## Task instructions
Write out the material again exactly, please, and omit the pictures.

## Records for the task
———

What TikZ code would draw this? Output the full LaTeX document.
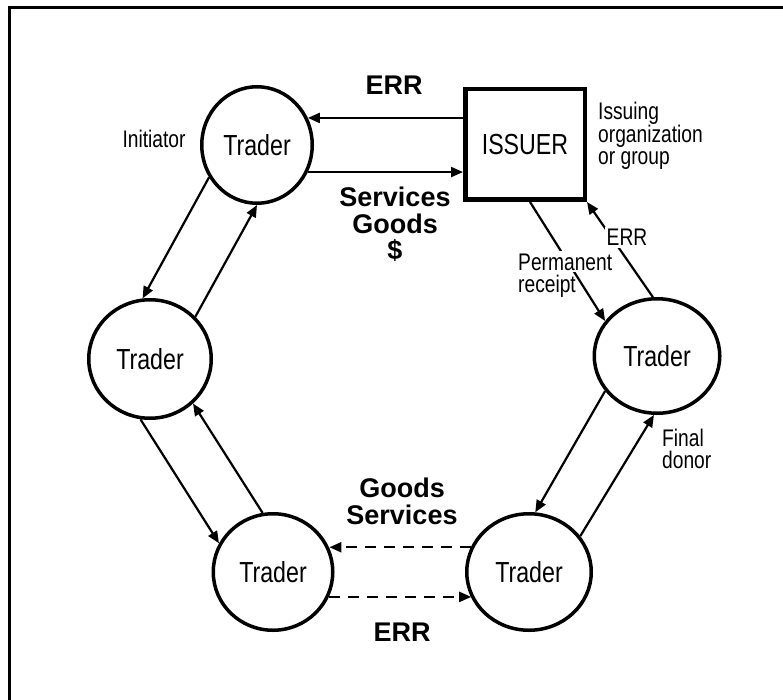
\documentclass[tikz,border=0pt]{standalone}
\usepackage{fontspec}
\setmainfont{Liberation Sans}
\newfontfamily\nar{Liberation Sans}[FakeStretch=0.8]
\usetikzlibrary{arrows.meta,shapes.geometric,calc}
\tikzset{
 trader/.style={draw, ellipse, line width=3.5pt, inner sep=0pt, font=\fontsize{29}{30}\selectfont\nar},
 issuer/.style={draw, rectangle, line width=4.5pt, inner sep=0pt, font=\fontsize{29}{30}\selectfont\nar},
 conn/.style={line width=2.2pt, -{Triangle[length=12pt,width=10pt]}},
 dconn/.style={conn, dash pattern=on 11pt off 8pt},
 small/.style={font=\fontsize{24}{21.5}\selectfont\nar, inner sep=0pt, align=left},
 big/.style={font=\fontsize{27}{26.5}\selectfont\bfseries, inner sep=0pt, align=center},
 frame/.style={line width=3pt}
}
\begin{document}
\begin{tikzpicture}[x=1pt,y=-1pt]
\useasboundingbox (0,0) rectangle (783,700);
\draw[frame] (9.5,700) -- (9.5,7.5) -- (783,7.5);
% nodes
\node[trader, minimum width=110.5pt, minimum height=116.5pt] (T1) at (257,145) {Trader};
\node[trader, minimum width=122.5pt, minimum height=118.5pt] (T2) at (150,359) {Trader};
\node[trader, minimum width=119.5pt, minimum height=116.5pt] (T3) at (273,572) {Trader};
\node[trader, minimum width=124.5pt, minimum height=116.5pt] (T4) at (529,572) {Trader};
\node[trader, minimum width=125.5pt, minimum height=114.5pt] (T5) at (657,356) {Trader};
\node[issuer, minimum width=119.5pt, minimum height=110.5pt] (I) at (525,144.5) {ISSUER};
% connectors
\draw[conn] (I.west |- T1.28) -- (T1.28);
\draw[conn] (T1.-28) -- (T1.-28 -| I.west);
\draw[conn] (T1.-146) -- (T2.97);
\draw[conn] (T2.43) -- (T1.-90);
\draw[conn] (T2.-99) -- (T3.152);
\draw[conn] (T3.100) -- (T2.-46);
\draw[dconn] (T4.157) -- (T4.157 -| T3.23);
\draw[dconn] (T3.-24) -- (T3.-24 -| T4.-156);
\draw[conn] (T4.35) -- (T5.-93);
\draw[conn] (T5.-146) -- (T4.84);
\draw[conn] ([xshift=5pt]I.south) -- (T5.146);
\draw[conn] (T5.94) -- (I.south east);
% labels
\node[small, anchor=base] (init) at (154,148) {Initiator};
\node[small, anchor=north west] (iss) at (598,102) {Issuing\\organization\\or group};
\node[big, anchor=base] (err1) at (394,95) {ERR};
\node[big, anchor=north] (sgd) at (395,187) {Services\\Goods\\\$};
\node[small, anchor=base west, fill=white, inner sep=2pt] (perm) at (516,270) {Permanent};
\node[small, anchor=base west] (rec) at (518,292) {receipt};
\node[small, anchor=base, fill=white, inner sep=2pt] (err2) at (627,246) {ERR};
\node[small, anchor=north west, font=\fontsize{24}{22}\selectfont\nar] (fd) at (662,429) {Final\\donor};
\node[big, anchor=north] (gs) at (402,478) {Goods\\Services};
\node[big, anchor=base] (err3) at (402,641) {ERR};
\end{tikzpicture}
\end{document}
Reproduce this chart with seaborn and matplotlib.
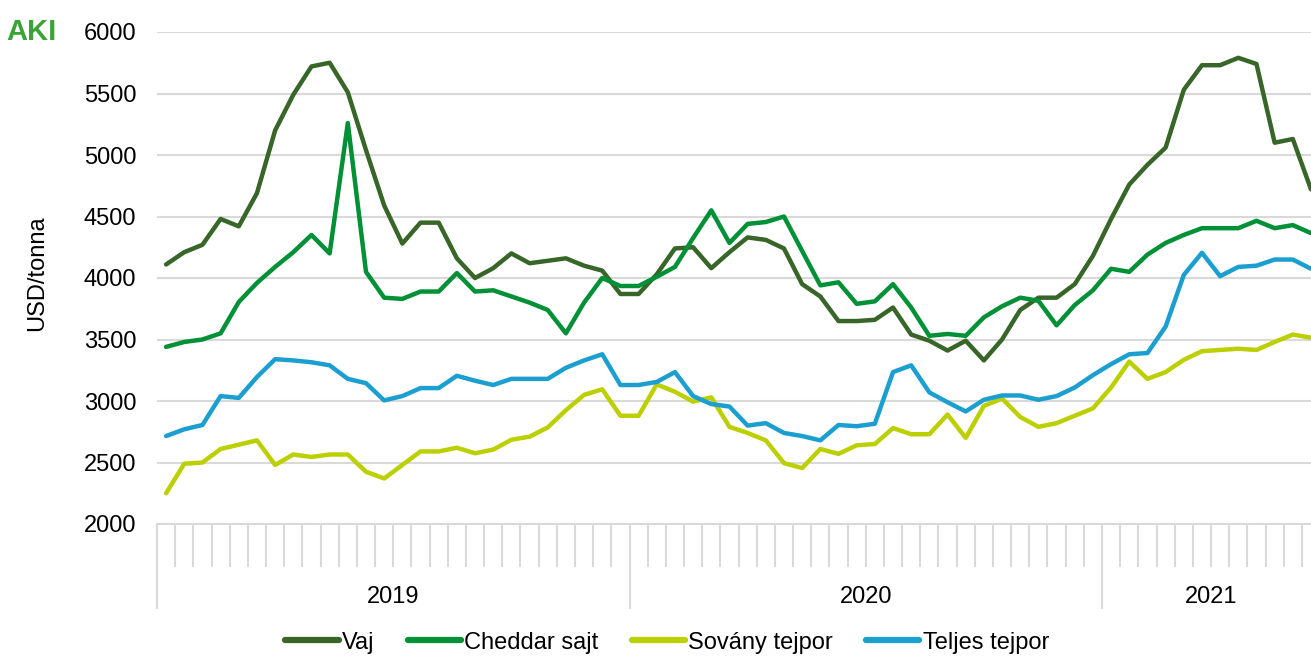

———

## Solution
What TikZ code would draw this? Output the full LaTeX document.
\documentclass[tikz,border=0pt]{standalone}
\usepackage{fontspec}
\setmainfont{Liberation Sans}
\newfontfamily\nar{Liberation Sans}[FakeStretch=0.8]
\usetikzlibrary{arrows.meta,shapes.geometric,calc}
\tikzset{
 trader/.style={draw, ellipse, line width=3.5pt, inner sep=0pt, font=\fontsize{29}{30}\selectfont\nar},
 issuer/.style={draw, rectangle, line width=4.5pt, inner sep=0pt, font=\fontsize{29}{30}\selectfont\nar},
 conn/.style={line width=2.2pt, -{Triangle[length=12pt,width=10pt]}},
 dconn/.style={conn, dash pattern=on 11pt off 8pt},
 small/.style={font=\fontsize{24}{21.5}\selectfont\nar, inner sep=0pt, align=left},
 big/.style={font=\fontsize{27}{26.5}\selectfont\bfseries, inner sep=0pt, align=center},
 frame/.style={line width=3pt}
}
\begin{document}
\begin{tikzpicture}[x=1pt,y=-1pt]
\useasboundingbox (0,0) rectangle (783,700);
\draw[frame] (9.5,700) -- (9.5,7.5) -- (783,7.5);
% nodes
\node[trader, minimum width=110.5pt, minimum height=116.5pt] (T1) at (257,145) {Trader};
\node[trader, minimum width=122.5pt, minimum height=118.5pt] (T2) at (150,359) {Trader};
\node[trader, minimum width=119.5pt, minimum height=116.5pt] (T3) at (273,572) {Trader};
\node[trader, minimum width=124.5pt, minimum height=116.5pt] (T4) at (529,572) {Trader};
\node[trader, minimum width=125.5pt, minimum height=114.5pt] (T5) at (657,356) {Trader};
\node[issuer, minimum width=119.5pt, minimum height=110.5pt] (I) at (525,144.5) {ISSUER};
% connectors
\draw[conn] (I.west |- T1.28) -- (T1.28);
\draw[conn] (T1.-28) -- (T1.-28 -| I.west);
\draw[conn] (T1.-146) -- (T2.97);
\draw[conn] (T2.43) -- (T1.-90);
\draw[conn] (T2.-99) -- (T3.152);
\draw[conn] (T3.100) -- (T2.-46);
\draw[dconn] (T4.157) -- (T4.157 -| T3.23);
\draw[dconn] (T3.-24) -- (T3.-24 -| T4.-156);
\draw[conn] (T4.35) -- (T5.-93);
\draw[conn] (T5.-146) -- (T4.84);
\draw[conn] ([xshift=5pt]I.south) -- (T5.146);
\draw[conn] (T5.94) -- (I.south east);
% labels
\node[small, anchor=base] (init) at (154,148) {Initiator};
\node[small, anchor=north west] (iss) at (598,102) {Issuing\\organization\\or group};
\node[big, anchor=base] (err1) at (394,95) {ERR};
\node[big, anchor=north] (sgd) at (395,187) {Services\\Goods\\\$};
\node[small, anchor=base west, fill=white, inner sep=2pt] (perm) at (516,270) {Permanent};
\node[small, anchor=base west] (rec) at (518,292) {receipt};
\node[small, anchor=base, fill=white, inner sep=2pt] (err2) at (627,246) {ERR};
\node[small, anchor=north west, font=\fontsize{24}{22}\selectfont\nar] (fd) at (662,429) {Final\\donor};
\node[big, anchor=north] (gs) at (402,478) {Goods\\Services};
\node[big, anchor=base] (err3) at (402,641) {ERR};
\end{tikzpicture}
\end{document}
Reproduce this chart with seaborn and matplotlib.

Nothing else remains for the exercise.